Mixers are widely used in RF applications. Their main function is to simply multiply two signals together, typically the LO (local oscillator) signal and the RF (radio frequency) signal. Multiplication is accomplished by passing the signals through a nonlinear stage. The resulting output waveform contains signal content at the sum and the difference of the LO and RF frequencies.

One of the many mixer topologies is based on two diodes. This type of circuit is known as a single balanced diode mixer. Because the inputs are balanced it provides good rejection of the input signals at the output.

This type of mixer is singly balanced because it does not isolate the two input ports. Signal from the LO node may leak onto the RF node (or vice versa), producing intermodulation distortion. However, for many applications this circuit operates quite well. A double balanced mixer can be used instead if input leakage is a problem.

In order to assess the degree of IM distortion we can run Intermodulation Distortion analysis from the Analysis menu.

Intermodulation Distortion analysis is a type of transient analysis. It applies two sinusoidal signals to the named input source with user-specified non-harmonic frequencies and amplitudes, and then measures the resulting second and third order distortion in the specified load resistor using the HARM function.

The figure below shows an example of such a diode mixer.

Single-balanced diode mixer

To assess its intermodulation distortion, select the Intermodulation Distortion analysis option from the Analysis menu. Its analysis limits menu looks like this:

Diode mixer analysis limits

The system will apply the specified two frequencies, 400MHz and 450MHz, to the source named VRF. Its voltage will be log stepped from 50mV to 1.0V. The VLO source will use the frequency and voltage level specified in the schematic (1 Volt and 500MHz)

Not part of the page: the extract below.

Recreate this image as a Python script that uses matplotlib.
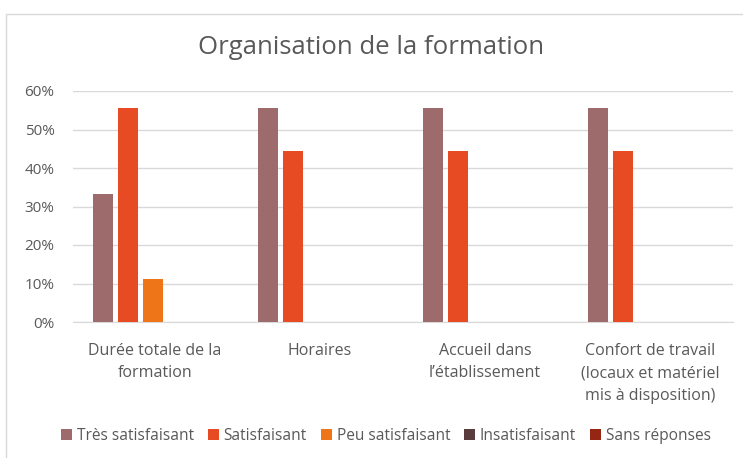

Press F2 to start the run and in a few seconds the following plot will appear.

Distortion plot

This shows a plot of the H1 harmonic in blue and IM3 (3írd order intermodulation) in green. The program will find the region on the H1 plot where the slope is closest to 1.0 and also on the IM3 plot where the slope is closest to 3.0. It will then draw lines of slope 1.0 and 3.0 respectively, and compute where they intersect. That point of intersection is the IP3 point. It also computes and marks the point where the H1 curve drops by 1dB from the ideal slope=1 line. Both of these are important figures of merit for a mixer.

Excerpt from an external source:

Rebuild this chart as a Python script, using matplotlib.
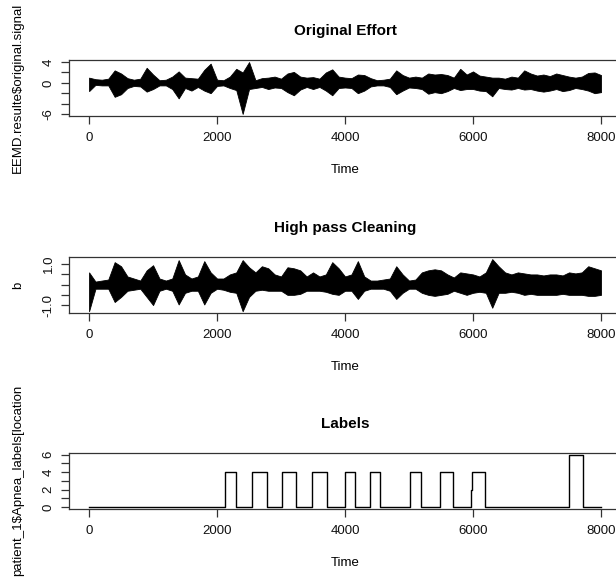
import numpy as np
import matplotlib.pyplot as plt

plt.rcParams['font.family'] = ['Liberation Sans', 'DejaVu Sans']

# 时间轴：每 100 个点读一次包络
time_grid = np.arange(0, 8001, 100)

# 原始信号的上下包络
orig_upper = [1.0, 0.7, 0.6, 0.8, 2.4, 1.8, 0.9, 0.6, 0.8, 2.9,
              1.6, 0.5, 0.6, 1.2, 2.2, 1.0, 0.9, 0.8, 2.5, 3.7,
              0.6, 0.5, 1.2, 2.7, 2.0, 4.0, 0.5, 0.9, 1.0, 1.2,
              0.8, 1.8, 2.1, 1.2, 1.0, 1.1, 0.8, 2.0, 2.6, 1.2,
              1.0, 0.9, 1.6, 1.5, 0.9, 0.5, 0.6, 0.8, 2.4, 1.5,
              1.0, 1.2, 1.0, 1.8, 1.6, 1.7, 1.5, 1.0, 2.7, 1.6,
              2.2, 1.4, 1.2, 1.0, 1.0, 0.8, 1.2, 1.0, 2.4, 1.8,
              1.4, 1.6, 1.3, 1.8, 1.5, 1.2, 1.0, 1.2, 1.9, 2.0,
              1.5]
orig_lower = [-1.6, -0.4, -0.5, -0.5, -2.7, -2.2, -1.0, -0.6, -0.7, -1.7,
              -1.2, -0.5, -0.5, -1.2, -3.0, -1.0, -1.5, -0.8, -1.5, -2.0,
              -0.6, -0.5, -1.0, -1.4, -6.0, -1.2, -1.0, -0.8, -1.2, -0.9,
              -1.0, -1.8, -2.4, -1.3, -0.8, -1.2, -0.8, -1.5, -2.4, -1.0,
              -0.9, -1.0, -2.0, -1.5, -0.7, -0.5, -0.5, -0.8, -2.2, -1.5,
              -0.9, -1.0, -1.2, -2.1, -1.8, -2.0, -1.6, -1.0, -1.4, -1.2,
              -1.2, -1.5, -1.6, -2.6, -1.0, -1.2, -1.3, -1.0, -1.3, -1.2,
              -1.5, -1.7, -1.5, -1.2, -1.6, -1.4, -1.0, -1.2, -1.5, -2.0,
              -1.8]

# 高通滤波后信号的上下包络
hp_upper = [0.6, 0.15, 0.2, 0.25, 1.1, 0.9, 0.4, 0.3, 0.2, 0.7,
            0.95, 0.3, 0.2, 0.3, 1.2, 0.5, 0.3, 0.4, 1.15, 0.6,
            0.3, 0.3, 0.5, 0.6, 1.2, 0.85, 0.6, 0.9, 0.8, 0.5,
            0.4, 0.85, 0.8, 0.7, 0.4, 0.6, 0.4, 0.5, 1.1, 0.8,
            0.4, 0.5, 1.15, 0.4, 0.2, 0.2, 0.25, 0.3, 0.9, 0.5,
            0.2, 0.25, 0.6, 0.7, 0.75, 0.7, 0.5, 0.35, 0.6, 0.55,
            0.5, 0.4, 0.6, 1.25, 0.9, 0.6, 0.5, 0.6, 0.55, 0.5,
            0.5, 0.45, 0.5, 0.5, 0.45, 0.6, 0.55, 0.6, 0.9, 0.8,
            0.7]
hp_lower = [-1.3, -0.2, -0.2, -0.2, -0.85, -0.6, -0.3, -0.25, -0.2, -0.6,
            -1.0, -0.3, -0.2, -0.3, -0.97, -0.4, -0.3, -0.3, -0.97, -0.4,
            -0.2, -0.25, -0.35, -0.4, -1.3, -0.6, -0.3, -0.25, -0.3, -0.3,
            -0.3, -0.5, -0.5, -0.45, -0.3, -0.3, -0.3, -0.35, -0.45, -0.5,
            -0.3, -0.3, -0.7, -0.3, -0.2, -0.2, -0.2, -0.3, -0.7, -0.4,
            -0.2, -0.2, -0.4, -0.5, -0.55, -0.5, -0.45, -0.3, -0.4, -0.5,
            -0.4, -0.35, -0.4, -1.13, -0.4, -0.4, -0.35, -0.4, -0.5, -0.45,
            -0.5, -0.5, -0.5, -0.5, -0.45, -0.5, -0.5, -0.5, -0.55, -0.55,
            -0.5]

# 呼吸暂停标签（阶跃变化点）
label_times = [0, 2125, 2300, 2540, 2780, 3020, 3235, 3475, 3720, 4000,
               4155, 4380, 4550, 5005, 5190, 5485, 5680, 5960, 5980, 6185,
               7490, 7710, 7995]
label_values = [0, 4, 0, 4, 0, 4, 0, 4, 0, 4,
                0, 4, 0, 4, 0, 4, 0, 2, 4, 0,
                6, 0, 0]

x_ticks = [0, 2000, 4000, 6000, 8000]

W, H = 616, 579
fig = plt.figure(figsize=(W / 100, H / 100), dpi=100)

# 每个面板的盒子位置（像素）：top, bottom
boxes = [(60, 116), (257, 313.3), (452.7, 509)]
left_px, right_px = 68.6, 621.5

axes = []
for top, bottom in boxes:
    ax = fig.add_axes([left_px / W, 1 - bottom / H,
                       (right_px - left_px) / W, (bottom - top) / H])
    axes.append(ax)

ax1, ax2, ax3 = axes

# 信号很密，用上下包络填充表示
ax1.fill_between(time_grid, orig_lower, orig_upper, color='black', lw=0.6)
ax2.fill_between(time_grid, hp_lower, hp_upper, color='black', lw=0.6)
ax3.plot(label_times, label_values, color='black', lw=1.0,
         drawstyle='steps-post')

titles = ['Original Effort', 'High pass Cleaning', 'Labels']
ylabels = ['EEMD.resulte$original.signal', 'b',
           'patient_1$Apnea_labels[location']
yticks = [[-6, -4, -2, 0, 2, 4], [-1.0, -0.5, 0.0, 0.5, 1.0],
          [0, 1, 2, 3, 4, 5, 6]]
yticklabels = [['-6', '', '', '0', '', '4'], ['-1.0', '', '', '', '1.0'],
               ['0', '', '2', '', '4', '', '6']]

for ax, title, ylab, yt, ytl in zip(axes, titles, ylabels, yticks, yticklabels):
    ax.margins(x=0.04, y=0.04)
    ax.set_xticks(x_ticks)
    ax.set_xticklabels([str(t) for t in x_ticks])
    ax.set_yticks(yt)
    ax.set_yticklabels(ytl, rotation=90, va='center')
    for sp in ax.spines.values():
        sp.set_color('#333333')
        sp.set_linewidth(0.9)
    ax.tick_params(axis='both', length=6, width=0.9, color='#333333',
                   labelsize=9.5, labelcolor='#111111')
    ax.tick_params(axis='x', pad=5.5)
    ax.tick_params(axis='y', pad=4)
    ax.annotate(title, xy=(0.5, 1), xycoords='axes fraction',
                xytext=(0, 29), textcoords='offset pixels',
                ha='center', va='center', fontsize=11, fontweight='bold')
    ax.annotate('Time', xy=(0.5, 0), xycoords='axes fraction',
                xytext=(0, -54), textcoords='offset pixels',
                ha='center', va='center', fontsize=9.5)
    ax.annotate(ylab, xy=(0, 0.5), xycoords='axes fraction',
                xytext=(18 - left_px, 0), textcoords='offset pixels',
                ha='center', va='center', rotation=90, fontsize=9.5)

fig.savefig('out.png', dpi=100)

In this case the values are P1dBm=2.6 and IP3=18.4.

The second plot window holds plots of the waveforms which are used to compute the distortion and harmonic variables. The program applies the FFT to these basic waveforms and computes the necessary distortion plot values. This "working plot window" looks like this.

Diode mixer working plots

Here we've plotted the following waveforms.

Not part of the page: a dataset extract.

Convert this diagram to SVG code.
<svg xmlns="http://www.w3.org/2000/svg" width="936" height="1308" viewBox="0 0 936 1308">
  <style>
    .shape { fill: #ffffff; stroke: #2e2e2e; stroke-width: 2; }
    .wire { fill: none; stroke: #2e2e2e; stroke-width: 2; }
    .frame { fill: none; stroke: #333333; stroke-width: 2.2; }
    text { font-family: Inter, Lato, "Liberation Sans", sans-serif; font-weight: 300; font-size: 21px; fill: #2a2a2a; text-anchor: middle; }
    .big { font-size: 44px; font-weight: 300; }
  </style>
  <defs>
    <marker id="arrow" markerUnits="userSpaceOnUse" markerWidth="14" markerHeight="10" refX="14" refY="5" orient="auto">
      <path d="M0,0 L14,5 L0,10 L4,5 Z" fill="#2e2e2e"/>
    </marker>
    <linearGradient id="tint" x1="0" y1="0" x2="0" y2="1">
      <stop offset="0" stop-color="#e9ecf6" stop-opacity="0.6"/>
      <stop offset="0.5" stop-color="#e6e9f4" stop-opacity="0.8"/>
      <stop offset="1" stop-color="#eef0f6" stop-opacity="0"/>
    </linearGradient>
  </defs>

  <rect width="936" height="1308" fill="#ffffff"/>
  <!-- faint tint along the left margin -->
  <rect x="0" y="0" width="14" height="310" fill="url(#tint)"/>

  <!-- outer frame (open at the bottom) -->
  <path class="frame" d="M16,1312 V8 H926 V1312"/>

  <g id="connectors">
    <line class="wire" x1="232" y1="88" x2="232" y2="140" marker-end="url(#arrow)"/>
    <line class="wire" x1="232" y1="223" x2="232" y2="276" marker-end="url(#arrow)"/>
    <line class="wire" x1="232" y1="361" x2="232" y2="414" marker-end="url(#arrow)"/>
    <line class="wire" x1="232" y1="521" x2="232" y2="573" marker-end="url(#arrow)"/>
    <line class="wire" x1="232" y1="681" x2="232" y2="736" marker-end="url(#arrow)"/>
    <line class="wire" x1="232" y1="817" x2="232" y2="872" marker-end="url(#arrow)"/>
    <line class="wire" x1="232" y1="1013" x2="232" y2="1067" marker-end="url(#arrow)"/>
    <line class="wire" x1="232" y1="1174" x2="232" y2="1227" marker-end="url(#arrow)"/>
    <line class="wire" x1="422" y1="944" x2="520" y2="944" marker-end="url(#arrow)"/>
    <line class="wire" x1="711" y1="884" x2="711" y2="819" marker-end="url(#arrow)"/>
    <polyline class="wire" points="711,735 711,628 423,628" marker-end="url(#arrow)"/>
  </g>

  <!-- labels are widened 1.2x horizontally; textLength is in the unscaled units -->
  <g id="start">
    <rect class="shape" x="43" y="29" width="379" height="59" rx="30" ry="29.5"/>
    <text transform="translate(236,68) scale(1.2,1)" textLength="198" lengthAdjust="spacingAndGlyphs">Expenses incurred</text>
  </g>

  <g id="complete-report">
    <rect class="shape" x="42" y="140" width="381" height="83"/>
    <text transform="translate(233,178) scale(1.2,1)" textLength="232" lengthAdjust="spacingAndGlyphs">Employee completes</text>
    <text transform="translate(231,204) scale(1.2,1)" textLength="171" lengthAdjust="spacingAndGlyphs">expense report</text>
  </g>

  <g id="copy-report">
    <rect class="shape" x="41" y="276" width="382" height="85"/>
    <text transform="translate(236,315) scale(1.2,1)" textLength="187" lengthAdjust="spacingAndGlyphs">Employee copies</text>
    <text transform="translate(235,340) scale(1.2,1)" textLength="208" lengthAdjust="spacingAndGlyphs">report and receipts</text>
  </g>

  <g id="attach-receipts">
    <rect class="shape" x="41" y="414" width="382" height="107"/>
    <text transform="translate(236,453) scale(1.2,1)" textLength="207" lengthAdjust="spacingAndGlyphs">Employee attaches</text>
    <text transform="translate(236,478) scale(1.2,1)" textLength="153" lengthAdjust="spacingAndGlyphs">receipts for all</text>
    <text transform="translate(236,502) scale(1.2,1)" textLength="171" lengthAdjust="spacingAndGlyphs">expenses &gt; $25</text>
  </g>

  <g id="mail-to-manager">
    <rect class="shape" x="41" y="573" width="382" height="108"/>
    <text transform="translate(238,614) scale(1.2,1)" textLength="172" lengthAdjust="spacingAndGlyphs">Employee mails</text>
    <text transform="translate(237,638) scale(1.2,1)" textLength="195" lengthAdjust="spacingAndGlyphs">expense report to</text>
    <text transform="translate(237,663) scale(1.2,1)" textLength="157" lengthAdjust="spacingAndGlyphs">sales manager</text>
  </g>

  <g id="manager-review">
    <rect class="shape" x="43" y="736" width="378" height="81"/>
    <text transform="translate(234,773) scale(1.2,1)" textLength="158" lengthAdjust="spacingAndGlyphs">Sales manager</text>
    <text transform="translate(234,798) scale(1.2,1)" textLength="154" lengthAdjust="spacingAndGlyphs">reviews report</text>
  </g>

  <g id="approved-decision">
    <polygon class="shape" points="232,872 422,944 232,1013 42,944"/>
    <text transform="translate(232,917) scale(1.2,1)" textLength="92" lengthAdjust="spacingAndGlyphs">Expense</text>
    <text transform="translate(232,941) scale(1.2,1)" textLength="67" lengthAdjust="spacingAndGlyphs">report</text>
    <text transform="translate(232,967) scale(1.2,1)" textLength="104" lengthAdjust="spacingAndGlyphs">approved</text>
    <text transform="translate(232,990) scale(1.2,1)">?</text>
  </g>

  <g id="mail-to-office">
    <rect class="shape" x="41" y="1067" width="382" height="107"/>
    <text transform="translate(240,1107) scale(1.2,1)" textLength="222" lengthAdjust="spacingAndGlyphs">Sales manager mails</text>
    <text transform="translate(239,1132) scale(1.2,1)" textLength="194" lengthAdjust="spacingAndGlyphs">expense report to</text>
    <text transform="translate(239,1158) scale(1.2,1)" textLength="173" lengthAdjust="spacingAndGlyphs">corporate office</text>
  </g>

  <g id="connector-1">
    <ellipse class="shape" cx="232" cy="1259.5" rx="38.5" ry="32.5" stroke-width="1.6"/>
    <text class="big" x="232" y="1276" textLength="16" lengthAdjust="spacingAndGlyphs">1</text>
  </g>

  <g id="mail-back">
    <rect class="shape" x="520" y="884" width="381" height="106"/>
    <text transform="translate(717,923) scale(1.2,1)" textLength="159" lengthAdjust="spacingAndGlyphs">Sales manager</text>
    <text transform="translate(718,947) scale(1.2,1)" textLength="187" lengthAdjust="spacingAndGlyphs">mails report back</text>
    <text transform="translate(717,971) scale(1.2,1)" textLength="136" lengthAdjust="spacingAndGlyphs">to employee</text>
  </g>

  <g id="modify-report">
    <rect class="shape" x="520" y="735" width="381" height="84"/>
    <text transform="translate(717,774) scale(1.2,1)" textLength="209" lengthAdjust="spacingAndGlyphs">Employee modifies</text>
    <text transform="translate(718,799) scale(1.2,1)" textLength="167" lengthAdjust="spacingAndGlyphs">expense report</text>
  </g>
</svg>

HARM(V(RL)) The frequency spectrum of the output voltage waveform V(RL)
V(RL) The output waveform
HARM(I(VRF)) The frequency spectrum of the input current waveform V(RL)
HARM(V(VRF)) The frequency spectrum of the RF input voltage waveform
HARM(V(VLO)) The frequency spectrum of the LO voltage waveform

Not all of these are necessary. The later two are for information only to show what spectra are actually applied during the run.